Transnational firms and glocalisation
The risk with any of these paradigms (multi-domestic, global or regional) is that they imprison MNEs in rigid structures of their own making. This has led to the argument, materialised in a seminal 1989 work published by international business researchers Christopher Bartlett and Sumantra Ghoshal (Managing across Borders: A Transnational Solution) that employee mindsets are just as crucial to an MNE’s success as

Figure 7.2 The integration-responsiveness framework.
official reporting lines. The idea here is that it does not matter whether strategies and innovation start in MNE headquarters or subsidiaries. The important thing is that staff be trained to apply global and/or local approaches (i.e. to “glocalise”) as needs be — a hybrid approach that the authors called the “integration-responsiveness” (IR.) paradigm, encapsulated in a four-side matrix that has over the years become one of the most famous and widely applied tools in all of international business (see Figure 7.2).

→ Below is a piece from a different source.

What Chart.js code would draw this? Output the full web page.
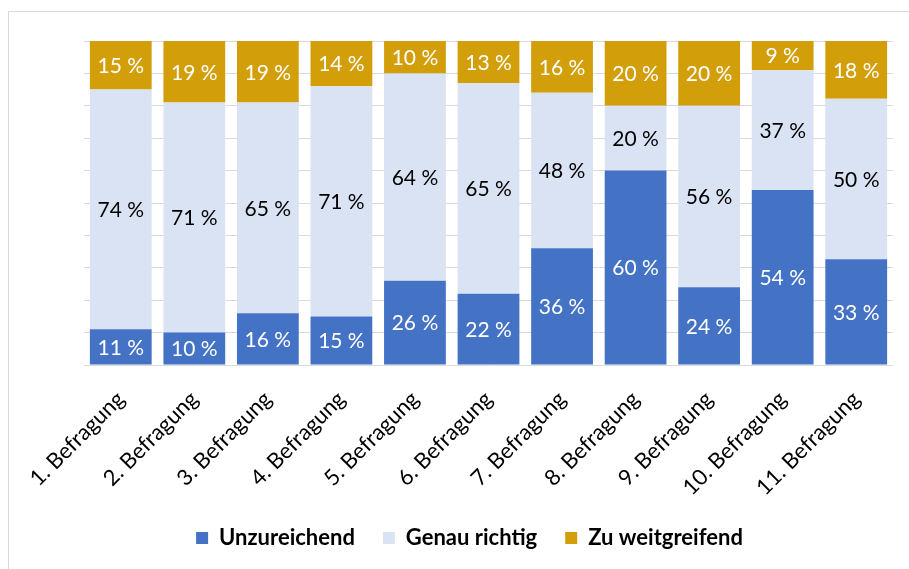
<!DOCTYPE html>
<html>
<head>
<meta charset="utf-8">
<script src="https://cdn.jsdelivr.net/npm/chart.js@4/dist/chart.umd.min.js"></script>
<style>
  body { margin: 0; background: #fff; }
  #wrap { position: relative; width: 909px; height: 569px; }
  #frame { position: absolute; left: 8px; top: 11px; width: 905px; height: 560px; border: 1px solid #d9d9d9; }
  canvas { position: absolute; left: 0; top: 0; }
</style>
</head>
<body>
<div id="wrap">
  <div id="frame"></div>
  <canvas id="myChart" width="909" height="569"></canvas>
</div>
<script>
// Befragungen
var labels = ['1. Befragung', '2. Befragung', '3. Befragung', '4. Befragung', '5. Befragung', '6. Befragung',
              '7. Befragung', '8. Befragung', '9. Befragung', '10. Befragung', '11. Befragung'];
var unzureichend   = [11, 10, 16, 15, 26, 22, 36, 60, 24, 54, 33];
var genauRichtig   = [74, 71, 65, 71, 64, 65, 48, 20, 56, 37, 50];
var zuWeitgreifend = [15, 19, 19, 14, 10, 13, 16, 20, 20, 9, 18];
var yTicks = [0, 10, 20, 30, 40, 50, 60, 70, 80, 90, 100];

// 100 % gestapelt, wie in Excel
var totals = labels.map(function(l, i) {
    return unzureichend[i] + genauRichtig[i] + zuWeitgreifend[i];
});
function share(arr) {
    return arr.map(function(v, i) { return v / totals[i] * 100; });
}

var valueLabels = {
    id: 'valueLabels',
    afterDatasetsDraw: function(chart) {
        var ctx = chart.ctx;
        ctx.save();
        ctx.font = '21px Lato';
        ctx.textAlign = 'center';
        ctx.textBaseline = 'middle';
        chart.data.datasets.forEach(function(ds, di) {
            var meta = chart.getDatasetMeta(di);
            meta.data.forEach(function(bar, i) {
                ctx.fillStyle = ds.labelColor;
                ctx.fillText(ds.raw[i] + ' %', bar.x, (bar.y + bar.base) / 2 + 1);
            });
        });
        ctx.restore();
    }
};

var ctx = document.getElementById('myChart').getContext('2d');
var myChart = new Chart(ctx, {
    type: 'bar',
    data: {
        labels: labels,
        datasets: [{
            label: 'Unzureichend',
            data: share(unzureichend),
            raw: unzureichend,
            backgroundColor: '#4472c4',
            labelColor: '#ffffff'
        }, {
            label: 'Genau richtig',
            data: share(genauRichtig),
            raw: genauRichtig,
            backgroundColor: '#dae3f3',
            labelColor: '#000000'
        }, {
            label: 'Zu weitgreifend',
            data: share(zuWeitgreifend),
            raw: zuWeitgreifend,
            backgroundColor: '#d29e0a',
            labelColor: '#ffffff'
        }]
    },
    options: {
        responsive: false,
        animation: false,
        layout: { padding: { left: 46, right: 16, top: 41, bottom: 10 } },
        datasets: { bar: { categoryPercentage: 1, barPercentage: 0.84, borderWidth: 0 } },
        plugins: {
            tooltip: { enabled: false },
            legend: {
                position: 'bottom',
                labels: {
                    boxWidth: 12, boxHeight: 12, padding: 28,
                    color: '#000',
                    font: { family: 'Lato', size: 22, weight: 'bold' }
                }
            }
        },
        scales: {
            x: {
                stacked: true,
                grid: { display: false },
                border: { display: false },
                afterFit: function(scale) { scale.height = 134; },
                ticks: {
                    minRotation: 45, maxRotation: 45, padding: 13,
                    color: '#000',
                    font: { family: 'Lato', size: 22 }
                }
            },
            y: {
                stacked: true,
                min: 0, max: 100,
                afterFit: function(scale) { scale.width = 38; },
                afterBuildTicks: function(scale) {
                    scale.ticks = yTicks.map(function(v) { return { value: v }; });
                },
                ticks: { display: false },
                grid: { color: '#d9d9d9', drawTicks: false },
                border: { display: false }
            }
        }
    },
    plugins: [valueLabels]
});
</script>
</body>
</html>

It is the hopefulness conveyed by IR. that explains its popularity — the idea that MNE organisation and human capital can be used to overcome the fundamental contradiction at the heart of international business. By maximising both vertical (hierarchical) and horizontal (geographical) exchanges between all MNE units — a principle embodied in the “matrix organisation” that became popular in the 1990s — it spreads a gospel of flexibility that is very much in line with the contemporary Zeitgeist. The idea here is that irrespective of people’s unit of origin, there are many occasions when they should be temporarily allocated to an ad hoc team created to fulfil a specific task. The hope is that by encouraging multiple reporting lines and developing forums for information sharing, new synergies will arise, benefiting all product, function and geographic divisions. By itself, this has the potential for solving MNEs’ permanent need to get useful information to the right people at the right time (see Figure 7.3).

Figure 7.3 Power, strategy and information flows in different MNE paradigms.

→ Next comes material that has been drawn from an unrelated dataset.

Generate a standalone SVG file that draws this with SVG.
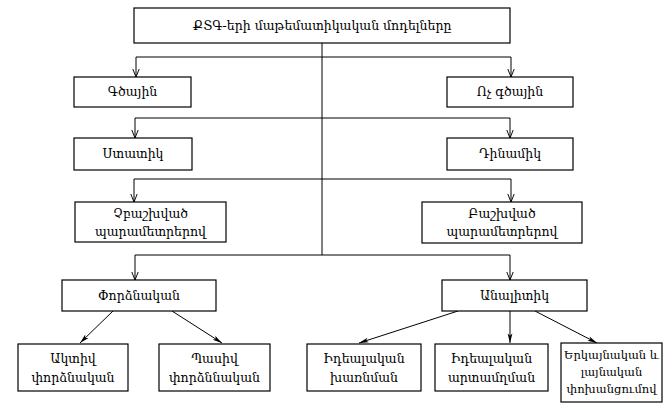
<svg xmlns="http://www.w3.org/2000/svg" width="672" height="410" viewBox="0 0 672 410">
<defs>
<marker id="arr" viewBox="0 0 10 10" refX="10" refY="5" markerWidth="8" markerHeight="8" markerUnits="userSpaceOnUse" orient="auto">
<path d="M0,1 L10,5 L0,9" fill="none" stroke="#000" stroke-width="1.2"/>
</marker>
<marker id="arrf" viewBox="0 0 12 10" refX="12" refY="5" markerWidth="12" markerHeight="8" markerUnits="userSpaceOnUse" orient="auto">
<path d="M0,2 L12,5 L0,8 L3,5 z" fill="#000"/>
</marker>
</defs>
<style>
rect{fill:#fff;stroke:#000;stroke-width:1.2}
text{font-family:"DejaVu Serif","Noto Serif",serif;font-size:12.5px;fill:#000;text-anchor:middle}
.s{font-size:11.5px}
.c line,.c path{stroke:#000;stroke-width:1;fill:none}
</style>
<rect x="0" y="0" width="672" height="410" style="stroke:none"/>
<g class="c" id="connectors">
<line x1="322" y1="43" x2="322" y2="255"/>
<line x1="136" y1="57" x2="511" y2="57"/>
<line x1="136" y1="57" x2="136" y2="77" marker-end="url(#arr)"/>
<line x1="511" y1="57" x2="511" y2="77" marker-end="url(#arr)"/>
<line x1="135" y1="118" x2="510" y2="118"/>
<line x1="135" y1="118" x2="135" y2="138" marker-end="url(#arr)"/>
<line x1="510" y1="118" x2="510" y2="138" marker-end="url(#arr)"/>
<line x1="134" y1="179" x2="511" y2="179"/>
<line x1="134" y1="179" x2="134" y2="202" marker-end="url(#arr)"/>
<line x1="511" y1="179" x2="511" y2="202" marker-end="url(#arr)"/>
<line x1="135" y1="255" x2="510" y2="255"/>
<line x1="135" y1="255" x2="135" y2="280" marker-end="url(#arr)"/>
<line x1="510" y1="255" x2="510" y2="280" marker-end="url(#arr)"/>
<line x1="113" y1="311" x2="80" y2="343" marker-end="url(#arrf)"/>
<line x1="172" y1="311" x2="222" y2="343" marker-end="url(#arrf)"/>
<line x1="458" y1="311" x2="359" y2="343" marker-end="url(#arrf)"/>
<line x1="510" y1="311" x2="510" y2="343" marker-end="url(#arrf)"/>
<line x1="535" y1="311" x2="597" y2="343" marker-end="url(#arrf)"/>
</g>
<g id="root"><rect x="134" y="8" width="376" height="35"/><text x="322" y="30">ՔՏԳ-երի մաթեմատիկական մոդելները</text></g>
<g id="linear"><rect x="74" y="77" width="117" height="30"/><text x="132.5" y="96">Գծային</text></g>
<g id="nonlinear"><rect x="447" y="77" width="126" height="30"/><text x="510" y="96">Ոչ գծային</text></g>
<g id="static"><rect x="74" y="138" width="118" height="32"/><text x="133" y="158">Ստատիկ</text></g>
<g id="dynamic"><rect x="447" y="138" width="126" height="32"/><text x="510" y="158">Դինամիկ</text></g>
<g id="lumped"><rect x="75" y="202" width="151" height="40"/><text x="150.5" y="218">Չբաշխված</text><text x="150.5" y="236">պարամետրերով</text></g>
<g id="distributed"><rect x="422" y="202" width="160" height="41"/><text x="502" y="218">Բաշխված</text><text x="502" y="236">պարամետրերով</text></g>
<g id="experimental"><rect x="62" y="280" width="154" height="31"/><text x="139" y="300">Փորձնական</text></g>
<g id="analytic"><rect x="442" y="280" width="145" height="31"/><text x="514.5" y="300">Անալիտիկ</text></g>
<g id="active"><rect x="18" y="344" width="110" height="47"/><text x="73" y="363">Ակտիվ</text><text x="73" y="382">փորձնական</text></g>
<g id="passive"><rect x="159" y="344" width="111" height="47"/><text x="214.5" y="363">Պասիվ</text><text x="214.5" y="382">փորձննական</text></g>
<g id="mixing"><rect x="307" y="344" width="114" height="47"/><text x="364" y="363">Իդեալական</text><text x="364" y="382">խառնման</text></g>
<g id="plug"><rect x="435" y="344" width="113" height="47"/><text x="491.5" y="363">Իդեալական</text><text x="491.5" y="382">արտամղման</text></g>
<g id="dispersion"><rect x="561" y="343" width="101" height="59"/><text class="s" x="611.5" y="359">Երկայնական և</text><text class="s" x="611.5" y="376">լայնական</text><text class="s" x="611.5" y="393">փոխանցումով</text></g>
</svg>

At the same time, there is no doubt that the transnational paradigm also creates a serious organisational dilemma. Having to accumulate both global and local knowledge is both costly and time-consuming. Otherwise, some managers will struggle to combine cost efficiency with local responsiveness, especially when the value chain function they occupy relies predominantly on one of these factors and very little on the other. On top of this, asking staff to assume leadership roles in some situations but not in others raises questions about the permanence of MNE structures and the possibility for conflicting group us subsidiary interests. Other problems are more cross-cultural in nature. Flexible structures are difficult to implement in the absence of flexible mindsets. With its multiple reporting lines and potential for information overload, a matrix organisation is often confusing and requires that staff work as organisational traffic controllers, identifying and redirecting colleagues’ competencies. This is no easy task: the knowledge that a company holds is often very compartmentalised; and given the lack of trust that might reign between colleagues, especially from different locations, there may not be much enthusiasm for sharing. The uncertainty associated with matrix organisations and the transnational paradigm means that they are somewhat less widespread today than two decades ago.

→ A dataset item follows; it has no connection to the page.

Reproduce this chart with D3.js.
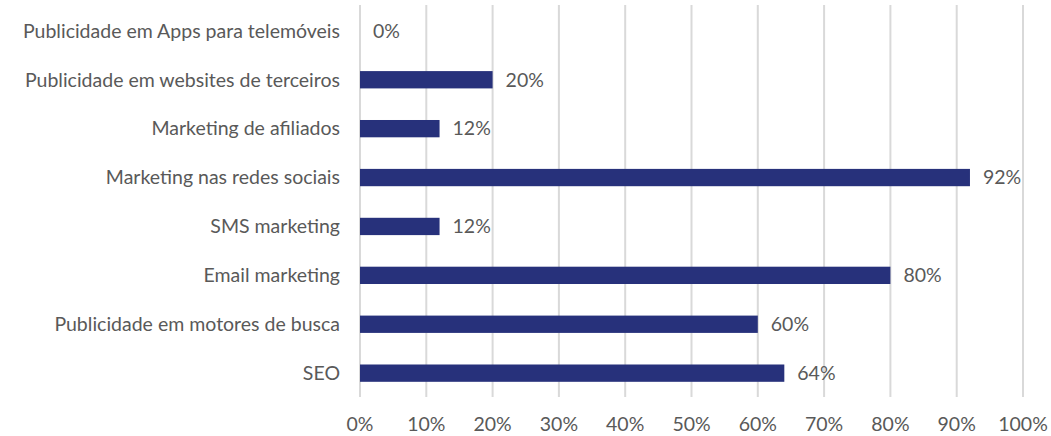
<!DOCTYPE html>
<html>
<head>
<meta charset="utf-8">
<script src="https://cdn.jsdelivr.net/npm/d3@7"></script>
<style>
  html, body { margin: 0; padding: 0; background: #fff; }
  svg { display: block; }
  text { font-family: Lato, "Open Sans", sans-serif; fill: #595959; }
</style>
</head>
<body>
<svg id="chart" width="1051" height="436"></svg>
<script>
// Marketing channels, top to bottom as listed
const categories = [
  "Publicidade em Apps para telemóveis",
  "Publicidade em websites de terceiros",
  "Marketing de afiliados",
  "Marketing nas redes sociais",
  "SMS marketing",
  "Email marketing",
  "Publicidade em motores de busca",
  "SEO"
];
// Share of respondents using each channel (%)
const values = [0, 20, 12, 92, 12, 80, 60, 64];
const tickValues = [0, 10, 20, 30, 40, 50, 60, 70, 80, 90, 100];

const fontSize = 19.5;
const svg = d3.select("#chart");
const x = d3.scaleLinear().domain([0, 100]).range([360, 1023]);
const y = d3.scaleBand().domain(categories).range([6.4, 397.6]).paddingInner(0.646).paddingOuter(0.323);

// vertical gridlines
svg.append("g").selectAll("line").data(tickValues).join("line")
  .attr("x1", d => x(d)).attr("x2", d => x(d))
  .attr("y1", 5).attr("y2", 397)
  .attr("stroke", "#d9d9d9").attr("stroke-width", 2);

// x axis tick labels
svg.append("g").selectAll("text").data(tickValues).join("text")
  .attr("x", d => x(d)).attr("y", 424)
  .attr("dy", "0.35em")
  .attr("text-anchor", "middle")
  .attr("font-size", fontSize)
  .text(d => d + "%");

// bars
svg.append("g").selectAll("rect").data(categories).join("rect")
  .attr("x", x(0))
  .attr("y", d => y(d))
  .attr("width", (d, i) => x(values[i]) - x(0))
  .attr("height", y.bandwidth())
  .attr("fill", "#27317b");

// category labels
svg.append("g").selectAll("text").data(categories).join("text")
  .attr("x", 340)
  .attr("y", d => y(d) + y.bandwidth() / 2)
  .attr("dy", "0.35em")
  .attr("text-anchor", "end")
  .attr("font-size", fontSize)
  .text(d => d);

// value labels
svg.append("g").selectAll("text").data(categories).join("text")
  .attr("x", (d, i) => x(values[i]) + 13)
  .attr("y", d => y(d) + y.bandwidth() / 2)
  .attr("dy", "0.35em")
  .attr("font-size", fontSize)
  .text((d, i) => values[i] + "%");
</script>
</body>
</html>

MNEs as alliances of equals
In the end, the key to international success today may be a more balanced relationship between head offices and subsidiaries. What headquarters provide is overview and coordination. What subsidiaries offer is market awareness and, depending on their size, implementation capabilities. Moreover, because subsidiaries are in constant touch with suppliers and customers, their managers can be fertile sources of information, hence change drivers.
By hypothesizing that a firm is just as likely to accumulate advantage abroad as at home, the transnational paradigm is at odds with transaction cost theory, which assumes that most firm-specific advantages derive from an MNE’s home country. It also contradicts resource-based theories rooted in the idea that resources and capabilities develop at the level of the firm as a whole. What it recognises instead is that different units contribute in different ways to overall performance — and that MNEs can be best understood as what UK academic Julian Birkinshaw has referred to as an “alliance of equals”.
If MNE subsidiaries can create both power and knowledge, the real aim must be to ensure that these are disseminated through the company’s “internal markets”, being the succession of inhouse strategic business units that trade with one another up and down the value chain. In turn, this raises the question of which mission should be assigned to which unit. Things can get complicated if subsidiaries seeking to demonstrate their usefulness undermine fellow units. In this case, the centre’s main authority over the periphery is to ensure fair competition among subsidiary managers. The human element, especially insofar as the management of knowledge is concerned, remains a key construct in MNE organisations.